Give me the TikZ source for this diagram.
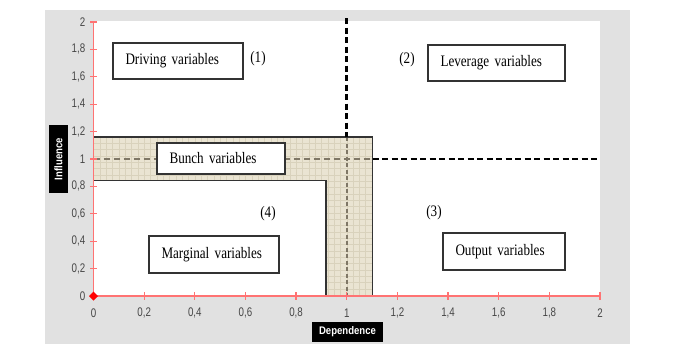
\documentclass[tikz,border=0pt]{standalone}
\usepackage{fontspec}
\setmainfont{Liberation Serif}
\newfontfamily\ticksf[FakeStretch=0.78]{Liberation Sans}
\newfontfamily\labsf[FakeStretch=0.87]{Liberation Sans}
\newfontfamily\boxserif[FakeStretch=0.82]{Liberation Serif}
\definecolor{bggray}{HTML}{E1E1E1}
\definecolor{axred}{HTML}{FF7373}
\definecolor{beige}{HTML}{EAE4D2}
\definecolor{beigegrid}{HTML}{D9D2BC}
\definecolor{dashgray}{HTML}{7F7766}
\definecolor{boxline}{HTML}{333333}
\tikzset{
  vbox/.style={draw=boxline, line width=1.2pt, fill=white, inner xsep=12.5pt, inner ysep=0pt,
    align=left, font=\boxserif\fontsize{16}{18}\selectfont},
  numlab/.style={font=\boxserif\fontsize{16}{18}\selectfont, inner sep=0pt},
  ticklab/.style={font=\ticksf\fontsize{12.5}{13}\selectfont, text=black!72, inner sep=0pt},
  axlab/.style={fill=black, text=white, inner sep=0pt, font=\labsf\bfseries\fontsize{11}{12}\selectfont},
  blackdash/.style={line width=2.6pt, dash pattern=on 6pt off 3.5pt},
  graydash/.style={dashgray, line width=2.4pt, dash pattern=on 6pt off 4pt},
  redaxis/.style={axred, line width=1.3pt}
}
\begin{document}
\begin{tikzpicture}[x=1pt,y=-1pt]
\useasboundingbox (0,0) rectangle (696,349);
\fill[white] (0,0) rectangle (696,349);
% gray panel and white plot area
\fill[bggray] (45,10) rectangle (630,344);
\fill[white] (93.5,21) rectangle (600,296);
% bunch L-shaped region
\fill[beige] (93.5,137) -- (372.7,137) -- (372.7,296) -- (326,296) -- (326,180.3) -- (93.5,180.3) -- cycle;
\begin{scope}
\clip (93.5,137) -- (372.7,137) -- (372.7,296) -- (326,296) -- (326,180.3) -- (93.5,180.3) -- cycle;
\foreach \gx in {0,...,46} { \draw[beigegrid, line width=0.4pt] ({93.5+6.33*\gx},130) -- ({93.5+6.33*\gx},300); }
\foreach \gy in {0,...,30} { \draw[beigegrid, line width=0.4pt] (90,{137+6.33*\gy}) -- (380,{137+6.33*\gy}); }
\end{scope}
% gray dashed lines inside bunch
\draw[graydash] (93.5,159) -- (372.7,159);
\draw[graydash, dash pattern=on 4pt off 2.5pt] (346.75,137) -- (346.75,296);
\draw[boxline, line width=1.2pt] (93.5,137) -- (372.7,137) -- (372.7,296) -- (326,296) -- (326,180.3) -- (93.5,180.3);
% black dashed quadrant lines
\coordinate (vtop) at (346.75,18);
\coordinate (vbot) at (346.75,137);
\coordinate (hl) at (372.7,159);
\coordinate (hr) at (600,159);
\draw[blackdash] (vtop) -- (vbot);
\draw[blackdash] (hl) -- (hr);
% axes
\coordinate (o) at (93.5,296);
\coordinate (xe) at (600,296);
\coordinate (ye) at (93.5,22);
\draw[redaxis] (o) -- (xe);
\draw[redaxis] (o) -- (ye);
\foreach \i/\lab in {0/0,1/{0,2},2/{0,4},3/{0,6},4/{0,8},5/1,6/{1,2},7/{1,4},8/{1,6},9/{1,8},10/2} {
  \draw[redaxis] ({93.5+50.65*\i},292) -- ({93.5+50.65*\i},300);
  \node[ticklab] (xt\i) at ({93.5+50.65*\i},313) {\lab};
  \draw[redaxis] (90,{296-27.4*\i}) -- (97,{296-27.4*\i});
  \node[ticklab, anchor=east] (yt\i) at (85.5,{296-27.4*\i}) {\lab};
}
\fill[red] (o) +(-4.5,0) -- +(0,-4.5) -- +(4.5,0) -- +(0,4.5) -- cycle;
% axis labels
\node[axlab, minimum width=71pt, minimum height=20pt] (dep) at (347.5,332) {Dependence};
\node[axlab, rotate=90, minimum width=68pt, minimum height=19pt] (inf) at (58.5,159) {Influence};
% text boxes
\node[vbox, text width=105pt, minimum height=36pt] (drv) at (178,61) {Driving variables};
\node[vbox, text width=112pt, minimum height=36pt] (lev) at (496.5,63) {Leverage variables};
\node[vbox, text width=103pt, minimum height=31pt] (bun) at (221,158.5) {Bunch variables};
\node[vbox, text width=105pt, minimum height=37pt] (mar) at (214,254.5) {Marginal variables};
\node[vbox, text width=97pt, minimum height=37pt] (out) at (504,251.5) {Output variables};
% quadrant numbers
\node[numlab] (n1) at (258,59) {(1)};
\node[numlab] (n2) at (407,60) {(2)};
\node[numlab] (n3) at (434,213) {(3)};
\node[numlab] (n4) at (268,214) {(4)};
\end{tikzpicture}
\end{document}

What to do: Repeat verbatim all the material, but not the pictures.

Complete answer:
Give me the TikZ source for this diagram.
\documentclass[tikz,border=0pt]{standalone}
\usepackage{fontspec}
\setmainfont{Liberation Serif}
\newfontfamily\ticksf[FakeStretch=0.78]{Liberation Sans}
\newfontfamily\labsf[FakeStretch=0.87]{Liberation Sans}
\newfontfamily\boxserif[FakeStretch=0.82]{Liberation Serif}
\definecolor{bggray}{HTML}{E1E1E1}
\definecolor{axred}{HTML}{FF7373}
\definecolor{beige}{HTML}{EAE4D2}
\definecolor{beigegrid}{HTML}{D9D2BC}
\definecolor{dashgray}{HTML}{7F7766}
\definecolor{boxline}{HTML}{333333}
\tikzset{
  vbox/.style={draw=boxline, line width=1.2pt, fill=white, inner xsep=12.5pt, inner ysep=0pt,
    align=left, font=\boxserif\fontsize{16}{18}\selectfont},
  numlab/.style={font=\boxserif\fontsize{16}{18}\selectfont, inner sep=0pt},
  ticklab/.style={font=\ticksf\fontsize{12.5}{13}\selectfont, text=black!72, inner sep=0pt},
  axlab/.style={fill=black, text=white, inner sep=0pt, font=\labsf\bfseries\fontsize{11}{12}\selectfont},
  blackdash/.style={line width=2.6pt, dash pattern=on 6pt off 3.5pt},
  graydash/.style={dashgray, line width=2.4pt, dash pattern=on 6pt off 4pt},
  redaxis/.style={axred, line width=1.3pt}
}
\begin{document}
\begin{tikzpicture}[x=1pt,y=-1pt]
\useasboundingbox (0,0) rectangle (696,349);
\fill[white] (0,0) rectangle (696,349);
% gray panel and white plot area
\fill[bggray] (45,10) rectangle (630,344);
\fill[white] (93.5,21) rectangle (600,296);
% bunch L-shaped region
\fill[beige] (93.5,137) -- (372.7,137) -- (372.7,296) -- (326,296) -- (326,180.3) -- (93.5,180.3) -- cycle;
\begin{scope}
\clip (93.5,137) -- (372.7,137) -- (372.7,296) -- (326,296) -- (326,180.3) -- (93.5,180.3) -- cycle;
\foreach \gx in {0,...,46} { \draw[beigegrid, line width=0.4pt] ({93.5+6.33*\gx},130) -- ({93.5+6.33*\gx},300); }
\foreach \gy in {0,...,30} { \draw[beigegrid, line width=0.4pt] (90,{137+6.33*\gy}) -- (380,{137+6.33*\gy}); }
\end{scope}
% gray dashed lines inside bunch
\draw[graydash] (93.5,159) -- (372.7,159);
\draw[graydash, dash pattern=on 4pt off 2.5pt] (346.75,137) -- (346.75,296);
\draw[boxline, line width=1.2pt] (93.5,137) -- (372.7,137) -- (372.7,296) -- (326,296) -- (326,180.3) -- (93.5,180.3);
% black dashed quadrant lines
\coordinate (vtop) at (346.75,18);
\coordinate (vbot) at (346.75,137);
\coordinate (hl) at (372.7,159);
\coordinate (hr) at (600,159);
\draw[blackdash] (vtop) -- (vbot);
\draw[blackdash] (hl) -- (hr);
% axes
\coordinate (o) at (93.5,296);
\coordinate (xe) at (600,296);
\coordinate (ye) at (93.5,22);
\draw[redaxis] (o) -- (xe);
\draw[redaxis] (o) -- (ye);
\foreach \i/\lab in {0/0,1/{0,2},2/{0,4},3/{0,6},4/{0,8},5/1,6/{1,2},7/{1,4},8/{1,6},9/{1,8},10/2} {
  \draw[redaxis] ({93.5+50.65*\i},292) -- ({93.5+50.65*\i},300);
  \node[ticklab] (xt\i) at ({93.5+50.65*\i},313) {\lab};
  \draw[redaxis] (90,{296-27.4*\i}) -- (97,{296-27.4*\i});
  \node[ticklab, anchor=east] (yt\i) at (85.5,{296-27.4*\i}) {\lab};
}
\fill[red] (o) +(-4.5,0) -- +(0,-4.5) -- +(4.5,0) -- +(0,4.5) -- cycle;
% axis labels
\node[axlab, minimum width=71pt, minimum height=20pt] (dep) at (347.5,332) {Dependence};
\node[axlab, rotate=90, minimum width=68pt, minimum height=19pt] (inf) at (58.5,159) {Influence};
% text boxes
\node[vbox, text width=105pt, minimum height=36pt] (drv) at (178,61) {Driving variables};
\node[vbox, text width=112pt, minimum height=36pt] (lev) at (496.5,63) {Leverage variables};
\node[vbox, text width=103pt, minimum height=31pt] (bun) at (221,158.5) {Bunch variables};
\node[vbox, text width=105pt, minimum height=37pt] (mar) at (214,254.5) {Marginal variables};
\node[vbox, text width=97pt, minimum height=37pt] (out) at (504,251.5) {Output variables};
% quadrant numbers
\node[numlab] (n1) at (258,59) {(1)};
\node[numlab] (n2) at (407,60) {(2)};
\node[numlab] (n3) at (434,213) {(3)};
\node[numlab] (n4) at (268,214) {(4)};
\end{tikzpicture}
\end{document}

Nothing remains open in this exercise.